Estoy en Valencia, en una de esas casas ajenas de las que hablé un día, en la que hago exactamente lo que quiero hacer: leer, pasear, salir, comer bien, beber, hablar.
Hoy he cumplido con uno de los ritos obligados al venir aquí (hay unos cuantos: la visita el domingo al IVAM, las bravas y los pilares en el bar El Pilar, en pleno barrio de El Carmen, los pastelitos de boniato...), a saber, ir al Mercado Central.
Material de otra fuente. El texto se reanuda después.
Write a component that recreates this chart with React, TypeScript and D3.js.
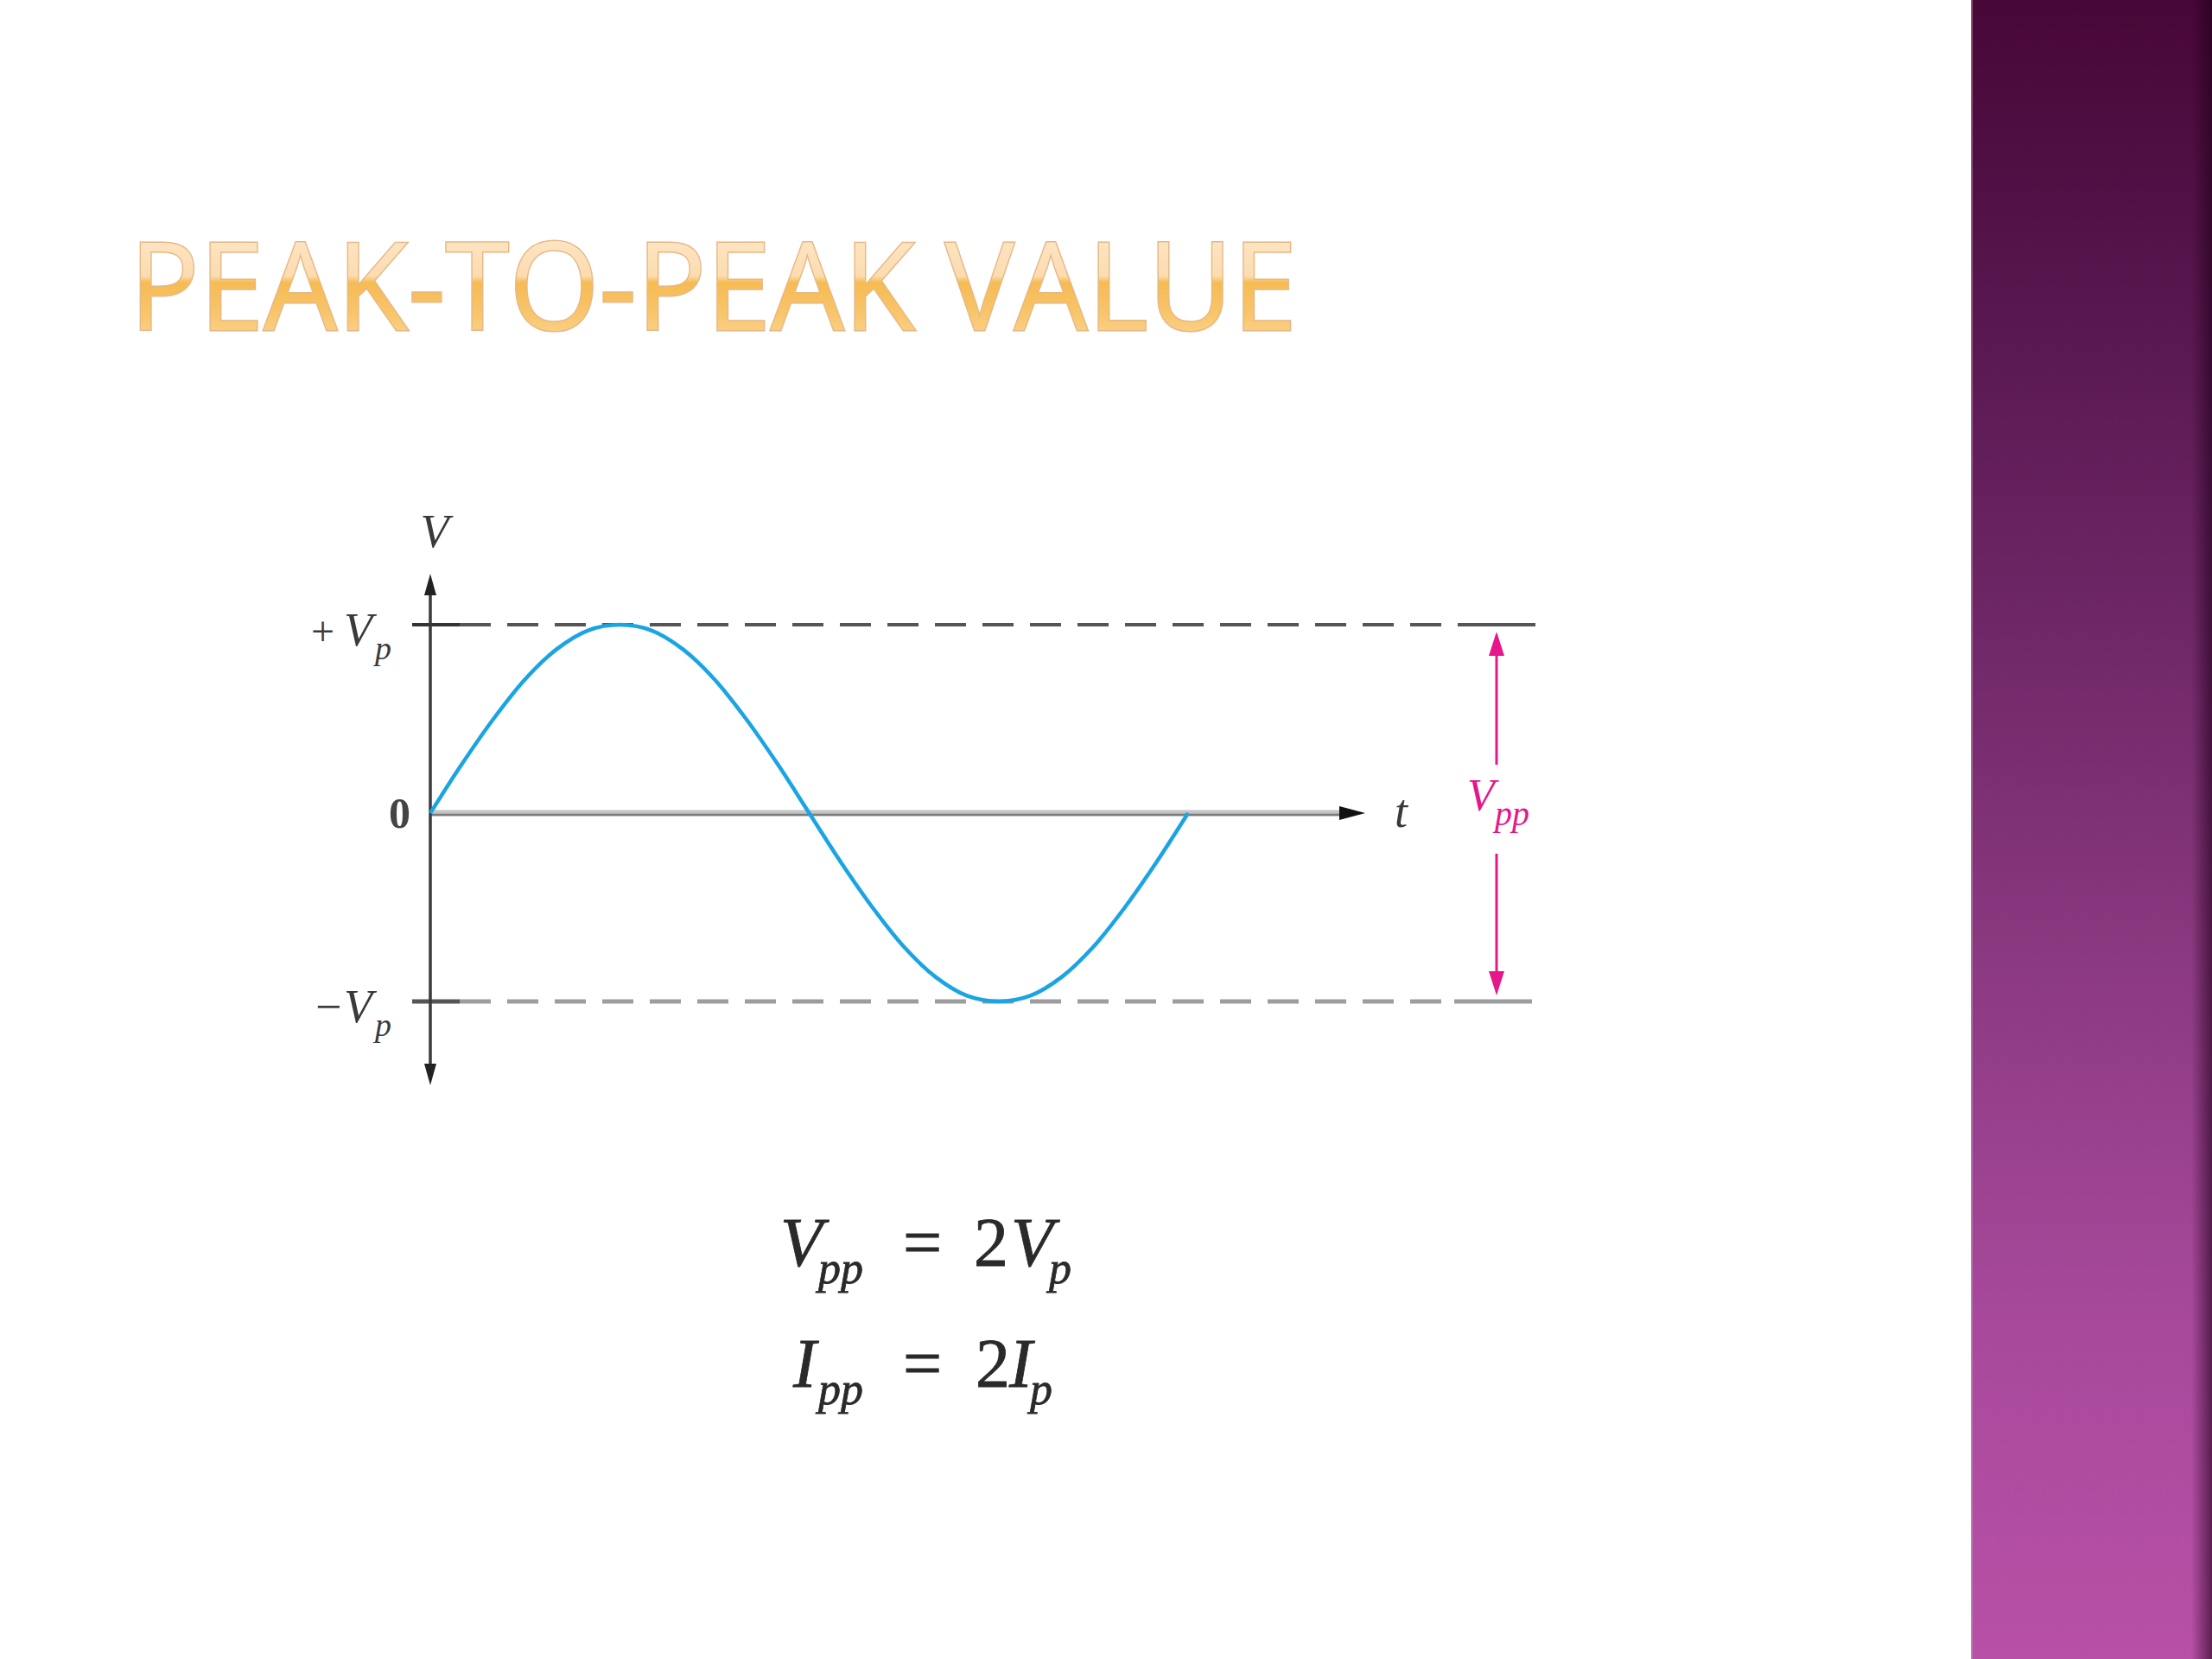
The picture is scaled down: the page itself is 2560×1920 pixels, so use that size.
import React from "react";
import * as d3 from "d3";

// ---- data ----
const titleText = "PEAK-TO-PEAK VALUE";
const phaseDeg = [0, 15, 30, 45, 60, 75, 90, 105, 120, 135, 150, 165, 180, 195, 210, 225, 240, 255, 270, 285, 300, 315, 330, 345, 360];
const voltage = [0, 0.26, 0.5, 0.71, 0.87, 0.97, 1, 0.97, 0.87, 0.71, 0.5, 0.26, 0, -0.26, -0.5, -0.71, -0.87, -0.97, -1, -0.97, -0.87, -0.71, -0.5, -0.26, 0];
const levelValues = [1, 0, -1];
const levelLabels = ["+ V", "0", "\u2212V"];

const W = 2560;
const H = 1920;

export default function App() {
  const x = d3.scaleLinear().domain([0, 360]).range([498, 1375]);
  const y = d3.scaleLinear().domain([-1, 1]).range([1159, 723]);
  const pts: [number, number][] = phaseDeg.map((d, i) => [d, voltage[i]]);
  const line = d3
    .line<[number, number]>()
    .x((d) => x(d[0]))
    .y((d) => y(d[1]))
    .curve(d3.curveCatmullRom);

  const ax = x(0);
  const y0 = y(0);
  const yTop = y(1);
  const yBot = y(-1);
  const tTip = 1580;
  const yAxTop = 664;
  const yAxBot = 1256;
  const pinkX = 1732;
  const serif = "'Liberation Serif', 'Times New Roman', serif";
  const pink = "#e5178a";

  return (
    <svg
      width={W}
      height={H}
      viewBox={`0 0 ${W} ${H}`}
      style={{ position: "absolute", left: 0, top: 0, display: "block" }}
    >
      <defs>
        <linearGradient id="titleGrad" x1="0" y1="0" x2="0" y2="1">
          <stop offset="0" stopColor="#feedd6" />
          <stop offset="0.46" stopColor="#fcdcb0" />
          <stop offset="0.5" stopColor="#f6bb52" />
          <stop offset="0.7" stopColor="#f8c66e" />
          <stop offset="1" stopColor="#fde2b8" />
        </linearGradient>
        <linearGradient id="panelGrad" x1="0" y1="0" x2="0" y2="1">
          <stop offset="0" stopColor="#470737" />
          <stop offset="0.2" stopColor="#591850" />
          <stop offset="0.4" stopColor="#72296a" />
          <stop offset="0.6" stopColor="#8e3b83" />
          <stop offset="0.8" stopColor="#a8499c" />
          <stop offset="1" stopColor="#b750a6" />
        </linearGradient>
        <linearGradient id="shadowGrad" x1="0" y1="0" x2="1" y2="0">
          <stop offset="0" stopColor="#1e0018" stopOpacity="0" />
          <stop offset="1" stopColor="#1e0018" stopOpacity="0.6" />
        </linearGradient>
      </defs>

      <rect x={0} y={0} width={W} height={H} fill="#ffffff" />

      {/* purple side panel */}
      <rect x={2281} y={0} width={W - 2281} height={H} fill="url(#panelGrad)" />
      <rect x={2536} y={0} width={24} height={H} fill="url(#shadowGrad)" />
      <line x1={2282} y1={0} x2={2282} y2={H} stroke="#c9a6c2" strokeOpacity={0.5} strokeWidth={2} />

      {/* title */}
      <text
        x={150}
        y={382}
        fontFamily="'Open Sans', 'Noto Sans', sans-serif"
        fontWeight={400}
        fontSize={141}
        fill="url(#titleGrad)"
        stroke="#e6b886"
        strokeWidth={3}
        paintOrder="stroke"
        textLength={1351}
        lengthAdjust="spacingAndGlyphs"
      >
        {titleText}
      </text>

      {/* dashed peak lines */}
      <line x1={532} y1={yTop} x2={1688} y2={yTop} stroke="#555" strokeWidth={4} strokeDasharray="36 19" />
      <line x1={477} y1={yTop} x2={532} y2={yTop} stroke="#333" strokeWidth={4} />
      <line x1={1688} y1={yTop} x2={1777} y2={yTop} stroke="#555" strokeWidth={4} />
      <line x1={532} y1={yBot} x2={1683} y2={yBot} stroke="#9d9d9d" strokeWidth={5} strokeDasharray="36 19" />
      <line x1={477} y1={yBot} x2={532} y2={yBot} stroke="#555" strokeWidth={5} />
      <line x1={1683} y1={yBot} x2={1773} y2={yBot} stroke="#9d9d9d" strokeWidth={5} />

      {/* t axis */}
      <line x1={ax} y1={y0} x2={tTip - 28} y2={y0} stroke="#c4c4c4" strokeWidth={7} />
      <line x1={ax} y1={y0 + 2} x2={tTip - 28} y2={y0 + 2} stroke="#7a7a7a" strokeWidth={2.5} />
      <path d={`M${tTip},${y0} L${tTip - 30},${y0 - 8} L${tTip - 30},${y0 + 8} Z`} fill="#111" />

      {/* V axis */}
      <line x1={ax} y1={yAxTop + 20} x2={ax} y2={yAxBot - 20} stroke="#3a3a3a" strokeWidth={3.5} />
      <path d={`M${ax},${yAxTop} L${ax - 7},${yAxTop + 25} L${ax + 7},${yAxTop + 25} Z`} fill="#222" />
      <path d={`M${ax},${yAxBot} L${ax - 7},${yAxBot - 25} L${ax + 7},${yAxBot - 25} Z`} fill="#222" />

      {/* sine wave */}
      <path d={line(pts) || ""} fill="none" stroke="#1ba4e4" strokeWidth={4.5} strokeLinejoin="round" />

      {/* axis labels */}
      <text x={503} y={633} textAnchor="middle" fontFamily={serif} fontStyle="italic" fontSize={54} fill="#3a3a3a">
        V
      </text>
      <text x={1614} y={957} fontFamily={serif} fontStyle="italic" fontSize={54} fill="#3a3a3a">
        t
      </text>

      {/* level labels */}
      {levelValues.map((v, i) => {
        const yy = y(v);
        if (v === 0) {
          return (
            <text key={i} x={475} y={yy + 17} textAnchor="end" fontFamily={serif} fontWeight={700} fontSize={50} fill="#444">
              {levelLabels[i]}
            </text>
          );
        }
        return (
          <text key={i} y={yy + 24} fontFamily={serif} fontSize={54} fill="#3a3a3a">
            <tspan x={v > 0 ? 360 : 365} fontStyle="normal" fontSize={v > 0 ? 48 : 54}>
              {levelLabels[i].charAt(0)}
            </tspan>
            <tspan x={398} fontStyle="italic">V</tspan>
            <tspan x={434} dy={16} fontStyle="italic" fontSize={38}>p</tspan>
          </text>
        );
      })}

      {/* Vpp dimension arrow */}
      <line x1={pinkX} y1={yTop + 30} x2={pinkX} y2={885} stroke={pink} strokeWidth={3} />
      <line x1={pinkX} y1={988} x2={pinkX} y2={yBot - 30} stroke={pink} strokeWidth={3} />
      <path d={`M${pinkX},${yTop + 8} L${pinkX - 9},${yTop + 36} L${pinkX + 9},${yTop + 36} Z`} fill={pink} />
      <path d={`M${pinkX},${yBot - 7} L${pinkX - 9},${yBot - 35} L${pinkX + 9},${yBot - 35} Z`} fill={pink} />
      <text y={938} fontFamily={serif} fontStyle="italic" fontSize={52} fill={pink}>
        <tspan x={1698}>V</tspan>
        <tspan x={1730} dy={17} fontSize={40}>pp</tspan>
      </text>

      {/* formulas */}
      <g fontFamily={serif} fill="#2a2a2a" fontSize={80} stroke="#2a2a2a" strokeWidth={0.8}>
        <text y={1465}>
          <tspan x={903} fontStyle="italic">V</tspan>
          <tspan x={947} dy={20} fontStyle="italic" fontSize={52}>pp</tspan>
          <tspan x={1045} dy={-20}>=</tspan>
          <tspan x={1127}>2</tspan>
          <tspan x={1170} fontStyle="italic">V</tspan>
          <tspan x={1214} dy={20} fontStyle="italic" fontSize={52}>p</tspan>
        </text>
        <text y={1605}>
          <tspan x={918} fontStyle="italic">I</tspan>
          <tspan x={947} dy={20} fontStyle="italic" fontSize={52}>pp</tspan>
          <tspan x={1045} dy={-20}>=</tspan>
          <tspan x={1129}>2</tspan>
          <tspan x={1168} fontStyle="italic">I</tspan>
          <tspan x={1192} dy={20} fontStyle="italic" fontSize={52}>p</tspan>
        </text>
      </g>
    </svg>
  );
}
Está quedando precioso, en una restauración que dura años, pero lo que más me gusta es lo que hay dentro: lechugas que todavía chorrean ese líquido blanquinoso, verduras fresquísimas y limpias, cecinas y salazones turgentes y brillantes, jamones exuberantes, embutidos, setas todavía olorosas, trozos de calabaza asada, pescados inverosímiles (y gambas mucho más gordas que un dedo corazón de la mano a 70 €!), puestos preciosos donde te venden el orégano o el curry a peso. Y ni un papel u hoja en el suelo, la honestidad del huertano que va allí a vender y tiene todo como una patena... Me encantan los mercados, y éste, desde luego, es uno de mis preferidos.
Hablando de esto, no sé si esperarme a que salga en bolsillo el último libro de Manuel Vicent, tan mediterráneo él y que cogía el tranvía que casi veo desde este cuarto para ir a la Malvarrosa. Me parece que estas navidades me lo regalaré.
Hoy de fondo suena el "The best of Luna", un cd estupendo sin ningún relleno. Y huelo la cena que mis amigos están preparando, pizza de rovellons, calabacín y queso azul. ¿A qué da envidia?